• [GOAL]:
Across the listing below, how many lines hold "this"? Reply with the number by itself.
** start **
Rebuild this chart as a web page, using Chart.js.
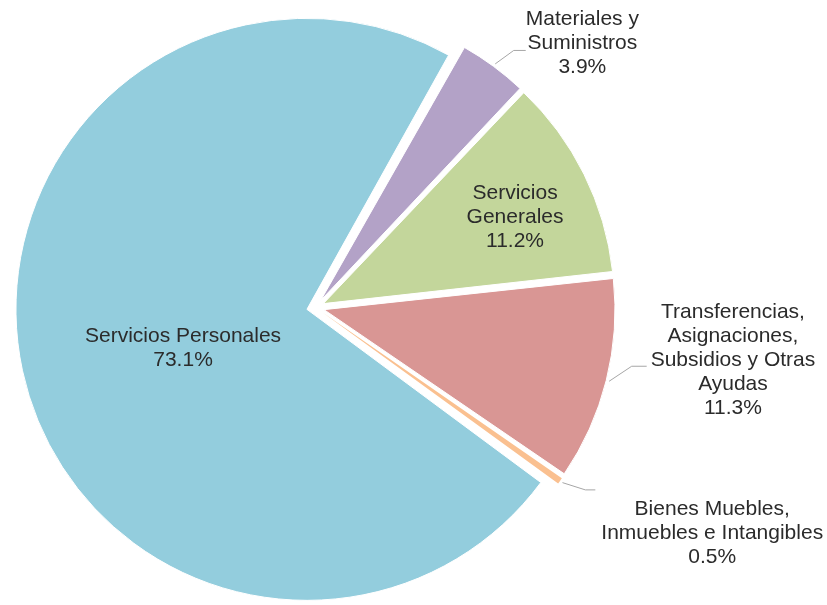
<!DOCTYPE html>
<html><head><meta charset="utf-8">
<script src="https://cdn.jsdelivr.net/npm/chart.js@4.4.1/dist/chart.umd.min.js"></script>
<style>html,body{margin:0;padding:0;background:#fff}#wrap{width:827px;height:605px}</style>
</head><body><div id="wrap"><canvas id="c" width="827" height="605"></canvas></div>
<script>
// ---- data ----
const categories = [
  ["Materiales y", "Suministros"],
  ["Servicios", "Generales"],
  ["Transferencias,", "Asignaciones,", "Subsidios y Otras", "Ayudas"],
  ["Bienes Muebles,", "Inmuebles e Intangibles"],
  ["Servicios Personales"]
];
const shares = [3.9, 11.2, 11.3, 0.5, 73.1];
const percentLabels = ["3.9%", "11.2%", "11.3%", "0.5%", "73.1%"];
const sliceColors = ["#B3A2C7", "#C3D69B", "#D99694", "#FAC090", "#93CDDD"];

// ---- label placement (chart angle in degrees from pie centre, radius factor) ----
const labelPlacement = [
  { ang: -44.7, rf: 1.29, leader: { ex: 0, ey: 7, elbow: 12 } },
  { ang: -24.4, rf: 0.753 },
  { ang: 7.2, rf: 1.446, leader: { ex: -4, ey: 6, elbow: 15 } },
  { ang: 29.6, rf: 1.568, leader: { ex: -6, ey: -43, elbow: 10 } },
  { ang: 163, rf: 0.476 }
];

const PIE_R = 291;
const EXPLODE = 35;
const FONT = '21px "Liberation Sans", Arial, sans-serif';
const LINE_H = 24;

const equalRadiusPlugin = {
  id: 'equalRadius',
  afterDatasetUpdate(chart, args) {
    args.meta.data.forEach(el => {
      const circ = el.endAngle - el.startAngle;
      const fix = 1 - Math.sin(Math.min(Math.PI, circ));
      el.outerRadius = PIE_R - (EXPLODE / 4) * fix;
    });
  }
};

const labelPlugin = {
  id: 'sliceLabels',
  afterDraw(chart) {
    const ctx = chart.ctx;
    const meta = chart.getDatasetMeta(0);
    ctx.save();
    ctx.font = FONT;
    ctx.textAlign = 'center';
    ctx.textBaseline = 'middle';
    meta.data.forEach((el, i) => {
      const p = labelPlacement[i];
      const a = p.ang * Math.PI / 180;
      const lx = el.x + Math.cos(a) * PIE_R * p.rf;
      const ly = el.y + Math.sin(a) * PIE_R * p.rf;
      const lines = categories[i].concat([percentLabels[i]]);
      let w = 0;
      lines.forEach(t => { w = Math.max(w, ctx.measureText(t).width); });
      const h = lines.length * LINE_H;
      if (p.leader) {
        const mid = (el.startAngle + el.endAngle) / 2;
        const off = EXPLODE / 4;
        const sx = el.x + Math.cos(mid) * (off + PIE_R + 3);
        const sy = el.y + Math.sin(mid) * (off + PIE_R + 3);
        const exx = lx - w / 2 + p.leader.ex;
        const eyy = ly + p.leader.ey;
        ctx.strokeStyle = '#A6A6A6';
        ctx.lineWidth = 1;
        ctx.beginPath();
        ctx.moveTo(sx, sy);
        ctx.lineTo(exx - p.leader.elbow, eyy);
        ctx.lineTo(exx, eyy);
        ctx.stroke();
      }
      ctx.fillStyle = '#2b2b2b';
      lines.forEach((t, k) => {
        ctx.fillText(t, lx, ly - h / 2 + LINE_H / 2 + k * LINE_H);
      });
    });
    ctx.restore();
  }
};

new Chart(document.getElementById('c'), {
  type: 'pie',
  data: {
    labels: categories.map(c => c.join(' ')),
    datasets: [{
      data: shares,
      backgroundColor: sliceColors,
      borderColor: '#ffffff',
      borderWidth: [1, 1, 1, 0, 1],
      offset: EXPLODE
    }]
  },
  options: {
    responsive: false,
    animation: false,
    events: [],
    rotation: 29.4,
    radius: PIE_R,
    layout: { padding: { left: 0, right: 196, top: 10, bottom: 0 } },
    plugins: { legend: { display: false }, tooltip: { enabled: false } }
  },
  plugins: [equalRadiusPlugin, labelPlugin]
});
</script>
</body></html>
** end **
** start **
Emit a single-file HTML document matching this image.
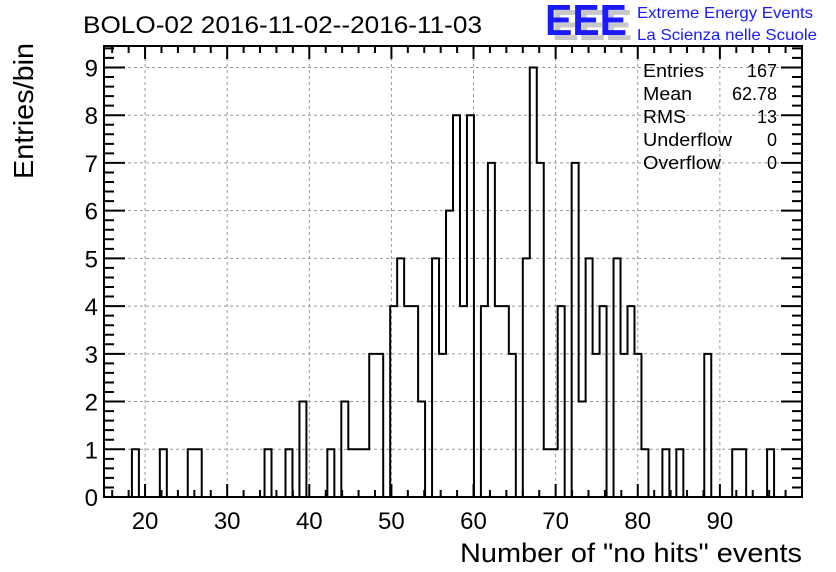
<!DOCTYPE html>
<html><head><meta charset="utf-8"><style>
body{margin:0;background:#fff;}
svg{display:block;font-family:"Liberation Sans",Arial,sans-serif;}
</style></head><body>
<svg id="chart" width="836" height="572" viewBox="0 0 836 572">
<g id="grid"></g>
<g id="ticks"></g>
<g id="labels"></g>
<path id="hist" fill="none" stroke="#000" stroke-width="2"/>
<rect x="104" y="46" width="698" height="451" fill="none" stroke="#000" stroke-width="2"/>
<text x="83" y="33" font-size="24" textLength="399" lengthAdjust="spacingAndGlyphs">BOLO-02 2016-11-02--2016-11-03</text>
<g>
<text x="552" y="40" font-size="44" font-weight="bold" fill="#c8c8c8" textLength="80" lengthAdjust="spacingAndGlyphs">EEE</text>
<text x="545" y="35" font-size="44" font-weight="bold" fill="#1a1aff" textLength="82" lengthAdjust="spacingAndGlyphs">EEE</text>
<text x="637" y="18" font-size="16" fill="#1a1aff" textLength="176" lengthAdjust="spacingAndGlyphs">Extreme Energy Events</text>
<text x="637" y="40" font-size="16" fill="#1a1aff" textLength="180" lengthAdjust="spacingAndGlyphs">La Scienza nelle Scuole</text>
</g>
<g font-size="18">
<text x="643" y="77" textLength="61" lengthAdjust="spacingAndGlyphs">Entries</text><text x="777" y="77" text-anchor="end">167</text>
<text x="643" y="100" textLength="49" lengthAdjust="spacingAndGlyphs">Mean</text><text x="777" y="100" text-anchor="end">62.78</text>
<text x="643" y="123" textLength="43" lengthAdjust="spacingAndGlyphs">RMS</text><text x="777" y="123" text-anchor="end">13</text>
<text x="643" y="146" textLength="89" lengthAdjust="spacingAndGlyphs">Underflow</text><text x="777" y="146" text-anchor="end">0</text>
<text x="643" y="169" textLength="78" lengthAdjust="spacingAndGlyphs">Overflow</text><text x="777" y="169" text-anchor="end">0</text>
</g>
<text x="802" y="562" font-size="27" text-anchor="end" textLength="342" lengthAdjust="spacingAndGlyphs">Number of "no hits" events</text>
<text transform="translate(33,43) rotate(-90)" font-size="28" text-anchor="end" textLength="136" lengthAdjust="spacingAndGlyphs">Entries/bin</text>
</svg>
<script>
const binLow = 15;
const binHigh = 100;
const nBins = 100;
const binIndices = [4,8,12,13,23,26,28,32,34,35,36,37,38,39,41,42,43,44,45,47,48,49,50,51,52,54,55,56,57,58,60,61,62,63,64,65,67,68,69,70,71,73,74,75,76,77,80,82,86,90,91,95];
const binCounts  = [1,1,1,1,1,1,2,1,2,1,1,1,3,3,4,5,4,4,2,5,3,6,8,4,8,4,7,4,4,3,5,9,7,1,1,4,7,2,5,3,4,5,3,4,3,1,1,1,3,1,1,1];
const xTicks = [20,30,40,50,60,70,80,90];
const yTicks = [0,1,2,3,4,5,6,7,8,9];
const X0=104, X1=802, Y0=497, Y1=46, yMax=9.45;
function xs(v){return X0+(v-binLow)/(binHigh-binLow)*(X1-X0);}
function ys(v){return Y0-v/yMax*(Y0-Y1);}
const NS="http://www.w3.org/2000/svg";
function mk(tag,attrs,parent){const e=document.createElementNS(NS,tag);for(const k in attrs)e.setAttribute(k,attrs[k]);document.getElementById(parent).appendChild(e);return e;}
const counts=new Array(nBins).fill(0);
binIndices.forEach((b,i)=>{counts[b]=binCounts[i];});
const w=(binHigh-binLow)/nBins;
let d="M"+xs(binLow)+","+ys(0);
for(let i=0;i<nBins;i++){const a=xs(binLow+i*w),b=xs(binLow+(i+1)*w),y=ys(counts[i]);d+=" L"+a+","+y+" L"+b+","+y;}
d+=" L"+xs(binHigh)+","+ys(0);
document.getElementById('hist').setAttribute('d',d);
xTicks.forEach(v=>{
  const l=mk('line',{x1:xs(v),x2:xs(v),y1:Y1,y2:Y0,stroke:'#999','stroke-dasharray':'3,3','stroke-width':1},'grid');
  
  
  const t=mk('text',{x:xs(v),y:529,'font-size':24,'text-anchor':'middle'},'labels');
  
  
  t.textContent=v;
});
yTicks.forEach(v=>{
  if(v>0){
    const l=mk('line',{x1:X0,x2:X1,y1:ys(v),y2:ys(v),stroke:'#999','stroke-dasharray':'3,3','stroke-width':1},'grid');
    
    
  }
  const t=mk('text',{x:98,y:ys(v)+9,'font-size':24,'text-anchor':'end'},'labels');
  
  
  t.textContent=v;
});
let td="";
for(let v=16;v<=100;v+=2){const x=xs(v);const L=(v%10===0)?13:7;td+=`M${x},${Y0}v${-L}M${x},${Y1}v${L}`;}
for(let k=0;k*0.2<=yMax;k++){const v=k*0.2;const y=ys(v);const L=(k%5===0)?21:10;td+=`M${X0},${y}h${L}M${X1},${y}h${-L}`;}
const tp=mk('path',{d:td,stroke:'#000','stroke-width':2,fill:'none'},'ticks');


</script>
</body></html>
** end **
• [COMPLETE ANSWER]:
2